— begin —

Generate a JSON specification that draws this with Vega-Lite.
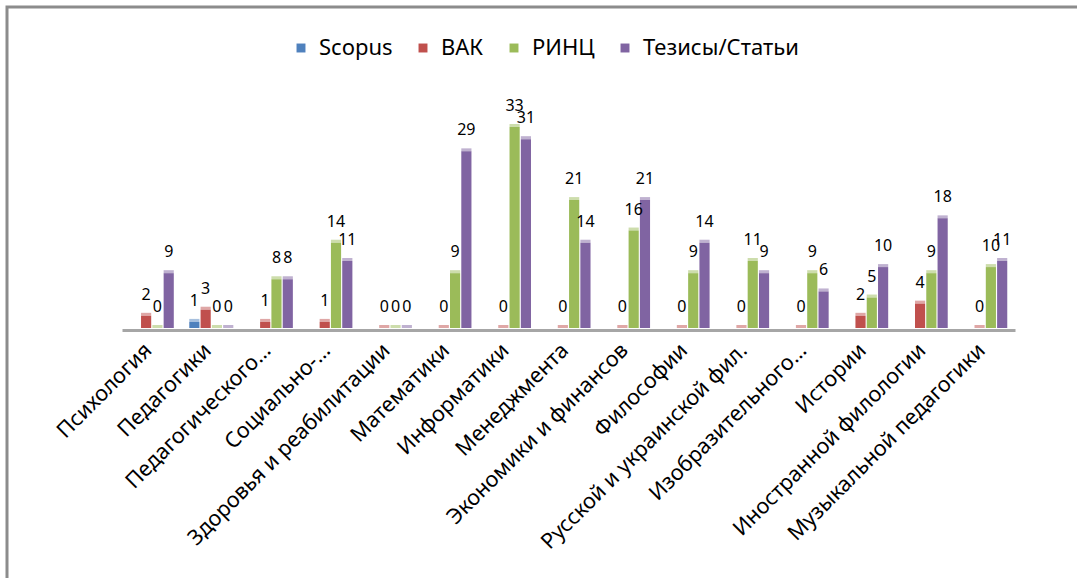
{
  "$schema": "https://vega.github.io/schema/vega-lite/v6.json",
  "width": 1076,
  "height": 577,
  "autosize": {"type": "none"},
  "padding": {"left": 7, "top": 7, "right": -6, "bottom": -6},
  "background": "white",
  "config": {"view": {"stroke": "#8c8c8c", "strokeWidth": 3}, "font": "Noto Sans"},
  "data": {"values": [
    {"cat": "Психология", "series": "ВАК", "value": 2},
    {"cat": "Психология", "series": "РИНЦ", "value": 0},
    {"cat": "Психология", "series": "Тезисы/Статьи", "value": 9},
    {"cat": "Педагогики", "series": "Scopus", "value": 1},
    {"cat": "Педагогики", "series": "ВАК", "value": 3},
    {"cat": "Педагогики", "series": "РИНЦ", "value": 0},
    {"cat": "Педагогики", "series": "Тезисы/Статьи", "value": 0},
    {"cat": "Педагогического…", "series": "ВАК", "value": 1},
    {"cat": "Педагогического…", "series": "РИНЦ", "value": 8},
    {"cat": "Педагогического…", "series": "Тезисы/Статьи", "value": 8},
    {"cat": "Социально-…", "series": "ВАК", "value": 1},
    {"cat": "Социально-…", "series": "РИНЦ", "value": 14},
    {"cat": "Социально-…", "series": "Тезисы/Статьи", "value": 11},
    {"cat": "Здоровья и реабилитации", "series": "ВАК", "value": 0},
    {"cat": "Здоровья и реабилитации", "series": "РИНЦ", "value": 0},
    {"cat": "Здоровья и реабилитации", "series": "Тезисы/Статьи", "value": 0},
    {"cat": "Математики", "series": "ВАК", "value": 0},
    {"cat": "Математики", "series": "РИНЦ", "value": 9},
    {"cat": "Математики", "series": "Тезисы/Статьи", "value": 29},
    {"cat": "Информатики", "series": "ВАК", "value": 0},
    {"cat": "Информатики", "series": "РИНЦ", "value": 33},
    {"cat": "Информатики", "series": "Тезисы/Статьи", "value": 31},
    {"cat": "Менеджмента", "series": "ВАК", "value": 0},
    {"cat": "Менеджмента", "series": "РИНЦ", "value": 21},
    {"cat": "Менеджмента", "series": "Тезисы/Статьи", "value": 14},
    {"cat": "Экономики и финансов", "series": "ВАК", "value": 0},
    {"cat": "Экономики и финансов", "series": "РИНЦ", "value": 16},
    {"cat": "Экономики и финансов", "series": "Тезисы/Статьи", "value": 21},
    {"cat": "Философии", "series": "ВАК", "value": 0},
    {"cat": "Философии", "series": "РИНЦ", "value": 9},
    {"cat": "Философии", "series": "Тезисы/Статьи", "value": 14},
    {"cat": "Русской и украинской фил.", "series": "ВАК", "value": 0},
    {"cat": "Русской и украинской фил.", "series": "РИНЦ", "value": 11},
    {"cat": "Русской и украинской фил.", "series": "Тезисы/Статьи", "value": 9},
    {"cat": "Изобразительного…", "series": "ВАК", "value": 0},
    {"cat": "Изобразительного…", "series": "РИНЦ", "value": 9},
    {"cat": "Изобразительного…", "series": "Тезисы/Статьи", "value": 6},
    {"cat": "Истории", "series": "ВАК", "value": 2},
    {"cat": "Истории", "series": "РИНЦ", "value": 5},
    {"cat": "Истории", "series": "Тезисы/Статьи", "value": 10},
    {"cat": "Иностранной филологии", "series": "ВАК", "value": 4},
    {"cat": "Иностранной филологии", "series": "РИНЦ", "value": 9},
    {"cat": "Иностранной филологии", "series": "Тезисы/Статьи", "value": 18},
    {"cat": "Музыкальной педагогики", "series": "ВАК", "value": 0},
    {"cat": "Музыкальной педагогики", "series": "РИНЦ", "value": 10},
    {"cat": "Музыкальной педагогики", "series": "Тезисы/Статьи", "value": 11}
  ]},
  "encoding": {
    "x": {
      "field": "cat", "type": "nominal", "sort": null,
      "scale": {"range": [115, 1008], "paddingInner": 0.26, "paddingOuter": 0.13},
      "axis": {"title": null, "orient": "bottom", "offset": -254, "labelAngle": -45, "labelAlign": "right", "labelBaseline": "middle", "labelFontSize": 21.5, "labelColor": "black", "labelPadding": 17, "labelOffset": -3, "ticks": false, "domainColor": "#a6a6a6", "domainWidth": 3, "labelLimit": 400, "labelFont": "Noto Sans"}
    },
    "xOffset": {"field": "series", "type": "nominal", "scale": {"domain": ["Scopus", "ВАК", "РИНЦ", "Тезисы/Статьи"], "paddingInner": 0.1, "paddingOuter": 0}},
    "y": {"field": "value", "type": "quantitative", "scale": {"domain": [0, 33], "range": [321, 120], "nice": false, "zero": true}, "axis": null}
  },
  "layer": [
    {
      "mark": {"type": "bar"},
      "encoding": {
        "color": {
          "field": "series", "type": "nominal",
          "scale": {"domain": ["Scopus", "ВАК", "РИНЦ", "Тезисы/Статьи"], "range": ["#4F81BD", "#C0504D", "#9BBB59", "#8064A2"]},
          "legend": {"orient": "none", "legendX": 283, "legendY": 30, "direction": "horizontal", "title": null, "symbolType": "square", "symbolSize": 80, "labelFontSize": 22, "labelColor": "black", "columnPadding": 19, "labelOffset": 7, "symbolStrokeWidth": 0, "labelFont": "Noto Sans"}
        }
      }
    },
    {
      "mark": {"type": "bar", "yOffset": -3, "opacity": 0.5},
      "encoding": {
        "y2": {"field": "value"},
        "color": {"field": "series", "type": "nominal", "legend": null}
      }
    },
    {
      "mark": {"type": "text", "dy": -21, "fontSize": 16, "baseline": "middle", "color": "black"},
      "encoding": {"text": {"field": "value", "type": "quantitative"}}
    }
  ]
}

— end —

Objective: Leave out the pictures and output the rest of the material exactly as written.

Solution for this exercise:
Generate a JSON specification that draws this with Vega-Lite.
{
  "$schema": "https://vega.github.io/schema/vega-lite/v6.json",
  "width": 1076,
  "height": 577,
  "autosize": {"type": "none"},
  "padding": {"left": 7, "top": 7, "right": -6, "bottom": -6},
  "background": "white",
  "config": {"view": {"stroke": "#8c8c8c", "strokeWidth": 3}, "font": "Noto Sans"},
  "data": {"values": [
    {"cat": "Психология", "series": "ВАК", "value": 2},
    {"cat": "Психология", "series": "РИНЦ", "value": 0},
    {"cat": "Психология", "series": "Тезисы/Статьи", "value": 9},
    {"cat": "Педагогики", "series": "Scopus", "value": 1},
    {"cat": "Педагогики", "series": "ВАК", "value": 3},
    {"cat": "Педагогики", "series": "РИНЦ", "value": 0},
    {"cat": "Педагогики", "series": "Тезисы/Статьи", "value": 0},
    {"cat": "Педагогического…", "series": "ВАК", "value": 1},
    {"cat": "Педагогического…", "series": "РИНЦ", "value": 8},
    {"cat": "Педагогического…", "series": "Тезисы/Статьи", "value": 8},
    {"cat": "Социально-…", "series": "ВАК", "value": 1},
    {"cat": "Социально-…", "series": "РИНЦ", "value": 14},
    {"cat": "Социально-…", "series": "Тезисы/Статьи", "value": 11},
    {"cat": "Здоровья и реабилитации", "series": "ВАК", "value": 0},
    {"cat": "Здоровья и реабилитации", "series": "РИНЦ", "value": 0},
    {"cat": "Здоровья и реабилитации", "series": "Тезисы/Статьи", "value": 0},
    {"cat": "Математики", "series": "ВАК", "value": 0},
    {"cat": "Математики", "series": "РИНЦ", "value": 9},
    {"cat": "Математики", "series": "Тезисы/Статьи", "value": 29},
    {"cat": "Информатики", "series": "ВАК", "value": 0},
    {"cat": "Информатики", "series": "РИНЦ", "value": 33},
    {"cat": "Информатики", "series": "Тезисы/Статьи", "value": 31},
    {"cat": "Менеджмента", "series": "ВАК", "value": 0},
    {"cat": "Менеджмента", "series": "РИНЦ", "value": 21},
    {"cat": "Менеджмента", "series": "Тезисы/Статьи", "value": 14},
    {"cat": "Экономики и финансов", "series": "ВАК", "value": 0},
    {"cat": "Экономики и финансов", "series": "РИНЦ", "value": 16},
    {"cat": "Экономики и финансов", "series": "Тезисы/Статьи", "value": 21},
    {"cat": "Философии", "series": "ВАК", "value": 0},
    {"cat": "Философии", "series": "РИНЦ", "value": 9},
    {"cat": "Философии", "series": "Тезисы/Статьи", "value": 14},
    {"cat": "Русской и украинской фил.", "series": "ВАК", "value": 0},
    {"cat": "Русской и украинской фил.", "series": "РИНЦ", "value": 11},
    {"cat": "Русской и украинской фил.", "series": "Тезисы/Статьи", "value": 9},
    {"cat": "Изобразительного…", "series": "ВАК", "value": 0},
    {"cat": "Изобразительного…", "series": "РИНЦ", "value": 9},
    {"cat": "Изобразительного…", "series": "Тезисы/Статьи", "value": 6},
    {"cat": "Истории", "series": "ВАК", "value": 2},
    {"cat": "Истории", "series": "РИНЦ", "value": 5},
    {"cat": "Истории", "series": "Тезисы/Статьи", "value": 10},
    {"cat": "Иностранной филологии", "series": "ВАК", "value": 4},
    {"cat": "Иностранной филологии", "series": "РИНЦ", "value": 9},
    {"cat": "Иностранной филологии", "series": "Тезисы/Статьи", "value": 18},
    {"cat": "Музыкальной педагогики", "series": "ВАК", "value": 0},
    {"cat": "Музыкальной педагогики", "series": "РИНЦ", "value": 10},
    {"cat": "Музыкальной педагогики", "series": "Тезисы/Статьи", "value": 11}
  ]},
  "encoding": {
    "x": {
      "field": "cat", "type": "nominal", "sort": null,
      "scale": {"range": [115, 1008], "paddingInner": 0.26, "paddingOuter": 0.13},
      "axis": {"title": null, "orient": "bottom", "offset": -254, "labelAngle": -45, "labelAlign": "right", "labelBaseline": "middle", "labelFontSize": 21.5, "labelColor": "black", "labelPadding": 17, "labelOffset": -3, "ticks": false, "domainColor": "#a6a6a6", "domainWidth": 3, "labelLimit": 400, "labelFont": "Noto Sans"}
    },
    "xOffset": {"field": "series", "type": "nominal", "scale": {"domain": ["Scopus", "ВАК", "РИНЦ", "Тезисы/Статьи"], "paddingInner": 0.1, "paddingOuter": 0}},
    "y": {"field": "value", "type": "quantitative", "scale": {"domain": [0, 33], "range": [321, 120], "nice": false, "zero": true}, "axis": null}
  },
  "layer": [
    {
      "mark": {"type": "bar"},
      "encoding": {
        "color": {
          "field": "series", "type": "nominal",
          "scale": {"domain": ["Scopus", "ВАК", "РИНЦ", "Тезисы/Статьи"], "range": ["#4F81BD", "#C0504D", "#9BBB59", "#8064A2"]},
          "legend": {"orient": "none", "legendX": 283, "legendY": 30, "direction": "horizontal", "title": null, "symbolType": "square", "symbolSize": 80, "labelFontSize": 22, "labelColor": "black", "columnPadding": 19, "labelOffset": 7, "symbolStrokeWidth": 0, "labelFont": "Noto Sans"}
        }
      }
    },
    {
      "mark": {"type": "bar", "yOffset": -3, "opacity": 0.5},
      "encoding": {
        "y2": {"field": "value"},
        "color": {"field": "series", "type": "nominal", "legend": null}
      }
    },
    {
      "mark": {"type": "text", "dy": -21, "fontSize": 16, "baseline": "middle", "color": "black"},
      "encoding": {"text": {"field": "value", "type": "quantitative"}}
    }
  ]
}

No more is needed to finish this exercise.